Do you mean for loop or BB vectorisation?  For loop vectorisation
the outer loop iterating over vector sizes/modes works fine: if we
need to unroll beyond the maximum VF, we'll just retry vectorisation
with a different vector size/mode combination, with the narrowest
element having smaller vectors.

But yeah, I guess if get_vectype_for_scalar_type returns a vector
with too many units for BB vectorisation, we could try asking for
a different type with the "right" number of units, rather than
failing and falling back to the next iteration of the outer loop.
I'll give that a go.

> (that's probably what we should do from the start - get same number
> of lane vector types in BB vectorization).

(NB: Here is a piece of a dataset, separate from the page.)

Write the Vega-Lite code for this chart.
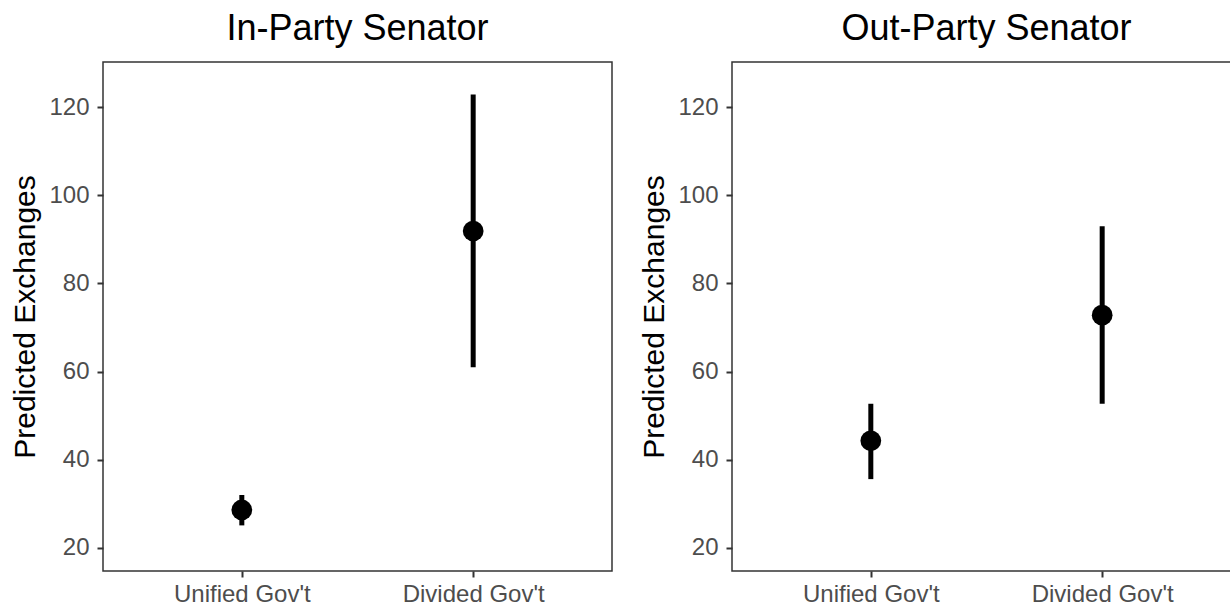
{
  "$schema": "https://vega.github.io/schema/vega-lite/v6.json",
  "padding": {"left": 10, "top": 10, "right": -12, "bottom": 0},
  "bounds": "flush",
  "spacing": 120,
  "datasets": {
    "est": [
      {"panel": "In-Party", "gov": "Unified Gov't", "est": 28.6, "lo": 25.1, "hi": 32.0},
      {"panel": "In-Party", "gov": "Divided Gov't", "est": 91.9, "lo": 61.0, "hi": 122.9},
      {"panel": "Out-Party", "gov": "Unified Gov't", "est": 44.3, "lo": 35.6, "hi": 52.7},
      {"panel": "Out-Party", "gov": "Divided Gov't", "est": 72.8, "lo": 52.7, "hi": 93.0}
    ]
  },
  "config": {
    "font": "Liberation Sans",
    "view": {"stroke": "#333333", "strokeWidth": 1.5},
    "axis": {
      "grid": false, "domain": false,
      "tickColor": "#333333", "tickWidth": 2, "tickSize": 6,
      "labelColor": "#4D4D4D", "labelFontSize": 24,
      "titleFontSize": 30, "titleFontWeight": "normal", "titleColor": "black"
    },
    "title": {"fontSize": 36, "fontWeight": "normal", "color": "black"}
  },
  "hconcat": [
    {
      "width": 509, "height": 509,
      "title": {"text": "In-Party Senator", "anchor": "middle", "offset": 14},
      "data": {"name": "est"},
      "transform": [{"filter": {"field": "panel", "equal": "In-Party"}}],
      "encoding": {
        "x": {"field": "gov", "type": "nominal", "sort": ["Unified Gov't", "Divided Gov't"],
              "scale": {"type": "point", "padding": 0.6},
              "axis": {"title": null, "labelAngle": 0, "labelPadding": 5}}
      },
      "layer": [
        {"mark": {"type": "rule", "strokeWidth": 5, "color": "black"},
         "encoding": {
           "y": {"field": "lo", "type": "quantitative", "title": "Predicted Exchanges",
                 "scale": {"domain": [14.75, 130.25], "nice": false, "zero": false},
                 "axis": {"values": [20, 40, 60, 80, 100, 120], "labelPadding": 8, "titlePadding": 8}},
           "y2": {"field": "hi"}
         }},
        {"mark": {"type": "point", "filled": true, "size": 430, "color": "black", "opacity": 1},
         "encoding": {
           "y": {"field": "est", "type": "quantitative", "title": "Predicted Exchanges",
                 "scale": {"domain": [14.75, 130.25], "nice": false, "zero": false}}
         }}
      ]
    },
    {
      "width": 509, "height": 509,
      "title": {"text": "Out-Party Senator", "anchor": "middle", "offset": 14},
      "data": {"name": "est"},
      "transform": [{"filter": {"field": "panel", "equal": "Out-Party"}}],
      "encoding": {
        "x": {"field": "gov", "type": "nominal", "sort": ["Unified Gov't", "Divided Gov't"],
              "scale": {"type": "point", "padding": 0.6},
              "axis": {"title": null, "labelAngle": 0, "labelPadding": 5}}
      },
      "layer": [
        {"mark": {"type": "rule", "strokeWidth": 5, "color": "black"},
         "encoding": {
           "y": {"field": "lo", "type": "quantitative", "title": "Predicted Exchanges",
                 "scale": {"domain": [14.75, 130.25], "nice": false, "zero": false},
                 "axis": {"values": [20, 40, 60, 80, 100, 120], "labelPadding": 8, "titlePadding": 8}},
           "y2": {"field": "hi"}
         }},
        {"mark": {"type": "point", "filled": true, "size": 430, "color": "black", "opacity": 1},
         "encoding": {
           "y": {"field": "est", "type": "quantitative", "title": "Predicted Exchanges",
                 "scale": {"domain": [14.75, 130.25], "nice": false, "zero": false}}
         }}
      ]
    }
  ]
}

It's still useful to have different numbers of lanes for both loop
and BB vectorisation.  E.g. if we're applying SLP to an operation on
8 ints and 8 shorts, it's still better to mix V4SI and V8HI for 128-bit
vector archs.

> It's when you introduce multiple sizes then the outer loop over all
> sizes comparing costs becomes somewhat obsolete...  this outer
> loop should then instead compare different VFs (which also means
> possible extra unrolling beyond the vector size need?).

This is effectively what we're doing for the SVE arrangement above.
But replacing targetm.vectorize.autovectorize_vector_sizes with
targetm.vectorize.autovectorize_vector_modes means that we can
also try multiple vector archs with the same VF (e.g. 128-bit SVE
vs. 128-bit Advanced SIMD).

Thanks,
Richard